What this doesn’t imply is that this meaning itself is explicable to us. Something can have objective meaning but remain subjectively inexplicable. Objectively, a contradiction has no meaning; and so subjectively it naturally does not either. But objectively, the Trinity does have meaning. This fact alone doesn’t imply that we must be able to grasp it, but in principle it can be grasped. To a sufficiently enabled mind, the meaning is available. But to us? No, not necessarily. Just as the distinction between red and green can be believed in principle, yet not really understood by a color-blind man; and just as the distinction between horizontal and vertical can be believed in principle, yet not really understood by the Flatlanders; so the distinction between being and being can be believed in principle, yet not really understood by us.
Economy versus ontology
This is why theologians, when speaking about the distinctions between the persons of God, generally avoid ontology.

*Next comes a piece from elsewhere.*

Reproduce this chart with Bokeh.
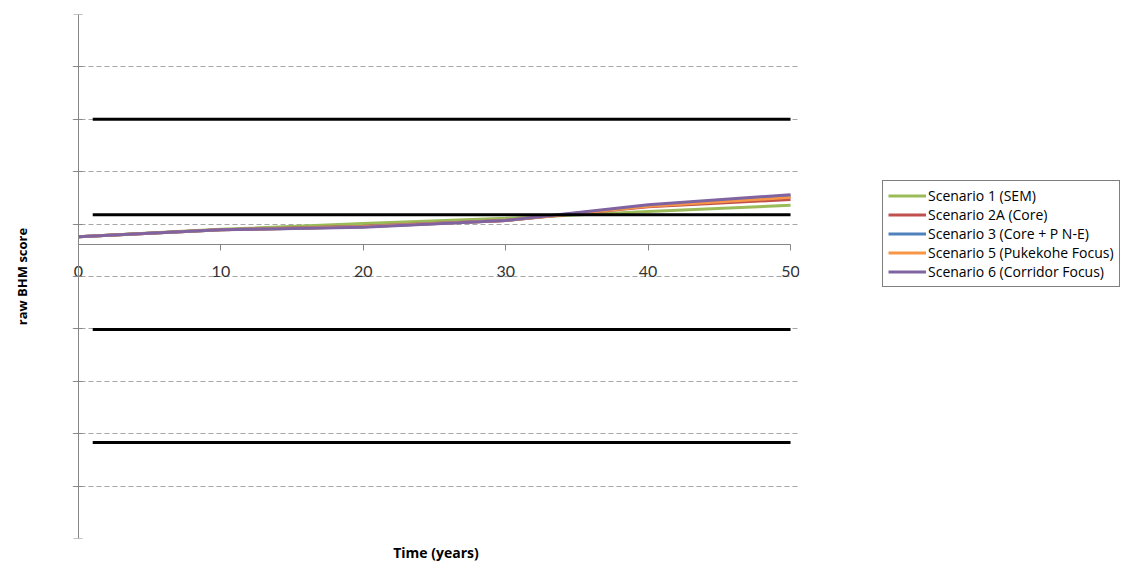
from bokeh.plotting import figure
from bokeh.models import Legend, LegendItem, Title, FixedTicker, LinearAxis
from bokeh.embed import file_html
from bokeh.resources import INLINE

# ---- data ----
years = [0, 10, 20, 30, 40, 50]
scenario_names = [
    "Scenario 1 (SEM)",
    "Scenario 2A (Core)",
    "Scenario 3 (Core + P N-E)",
    "Scenario 5 (Pukekohe Focus)",
    "Scenario 6 (Corridor Focus)",
]
s1_sem = [5.76, 5.90, 6.01, 6.11, 6.24, 6.36]
s2a_core = [5.76, 5.89, 5.96, 6.07, 6.33, 6.47]
s3_core_pne = [5.76, 5.89, 5.95, 6.07, 6.35, 6.53]
s5_pukekohe = [5.76, 5.89, 5.95, 6.07, 6.34, 6.51]
s6_corridor = [5.76, 5.89, 5.94, 6.07, 6.37, 6.56]
scenario_colors = ["#9BBB59", "#C0504D", "#4F81BD", "#F79646", "#8064A2"]

threshold_x = [1, 50]
threshold_levels = [8.0, 6.18, 3.99, 1.83]

y_ticks = list(range(0, 11))
x_ticks = [0, 10, 20, 30, 40, 50]
AXIS_CROSS = 5.61

p = figure(
    frame_width=727, frame_height=524,
    x_range=(-0.42, 50.63), y_range=(0, 10),
    min_border_left=72, min_border_right=326, min_border_top=14, min_border_bottom=20,
    output_backend="svg", toolbar_location=None,
)
p.outline_line_color = None
p.background_fill_color = "white"
p.border_fill_color = "white"

# grid
p.xgrid.grid_line_color = None
p.ygrid.ticker = FixedTicker(ticks=y_ticks)
p.ygrid.grid_line_color = "#a6a6a6"
p.ygrid.grid_line_dash = "5 3"
p.ygrid.grid_line_width = 1

# y axis (crossing at x = 0)
p.yaxis.ticker = FixedTicker(ticks=y_ticks)
p.yaxis.fixed_location = 0
p.yaxis.bounds = (0, 10)
p.yaxis.major_label_overrides = {t: "" for t in y_ticks}
p.yaxis.minor_tick_line_color = None
p.yaxis.major_tick_in = 4
p.yaxis.major_tick_out = 5
p.yaxis.axis_line_color = "#868686"
p.yaxis.major_tick_line_color = "#868686"

# y axis title holder
ytitle = LinearAxis(ticker=FixedTicker(ticks=[]), axis_line_color=None,
                    major_tick_line_color=None, minor_tick_line_color=None,
                    axis_label="raw BHM score", axis_label_text_font="Open Sans",
                    axis_label_text_font_style="bold", axis_label_text_font_size="13px",
                    axis_label_text_color="#000000", axis_label_standoff=42)
p.add_layout(ytitle, "left")

# x axis
p.xaxis.ticker = FixedTicker(ticks=x_ticks)
p.xaxis.fixed_location = AXIS_CROSS
p.xaxis.bounds = (0, 50)
p.xaxis.minor_tick_line_color = None
p.xaxis.major_tick_in = 0
p.xaxis.major_tick_out = 6
p.xaxis.axis_line_color = "#868686"
p.xaxis.major_tick_line_color = "#868686"
p.xaxis.major_label_text_font = "Lato"
p.xaxis.major_label_text_font_size = "16px"
p.xaxis.major_label_text_color = "#333333"
p.xaxis.major_label_standoff = 15

p.add_layout(Title(text="Time (years)", align="center", text_font="Open Sans",
                   text_font_style="bold", text_font_size="14px",
                   text_color="#000000", standoff=4, offset=0), "below")

# scenario lines
series = [s1_sem, s2a_core, s3_core_pne, s5_pukekohe, s6_corridor]
items = []
for name, vals, col in zip(scenario_names, series, scenario_colors):
    r = p.line(years, vals, line_color=col, line_width=3)
    items.append(LegendItem(label=name, renderers=[r]))

# threshold lines
for lvl in threshold_levels:
    p.line(threshold_x, [lvl, lvl], line_color="black", line_width=3)

legend = Legend(items=items, location=(83, 251))
legend.border_line_color = "black"
legend.border_line_width = 1
legend.background_fill_color = "white"
legend.background_fill_alpha = 1
legend.label_text_font = "Open Sans"
legend.label_text_font_size = "14px"
legend.label_text_color = "#000000"
legend.glyph_width = 38
legend.glyph_height = 11
legend.label_height = 11
legend.label_standoff = 2
legend.spacing = 0
legend.padding = 5
legend.margin = 0
p.add_layout(legend, "right")

open("out.html", "w").write(file_html(p, INLINE))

We are limited in terms of describing that ontology, as witnessed by our fanciful analogies involving square circles or lumps of bronze which look like statues. We find it far more useful to talk about the economy of the persons of God—that is, their interpersonal relationship, and the relationship between their functions. And in that regard, there is a great deal which can be said; a great many distinctions which can be drawn and meditated upon. These economic distinctions are helpful for describing the ways in which the Father, the Son, and the Spirit are distinct—and they are spiritually more important than whatever ontological distinction exists as well. I’m not going to go into these economic distinctions in this article, as ontology is really at issue and I still need to address it further if I’m to adequately dissect Steve’s argument—but as I do so, bear in mind that these economic differences exist, and that they are important. I encourage you to study them further.
- Wayne Grudem, Systematic Theology (England: InterVarsity Press, 2003); p 231.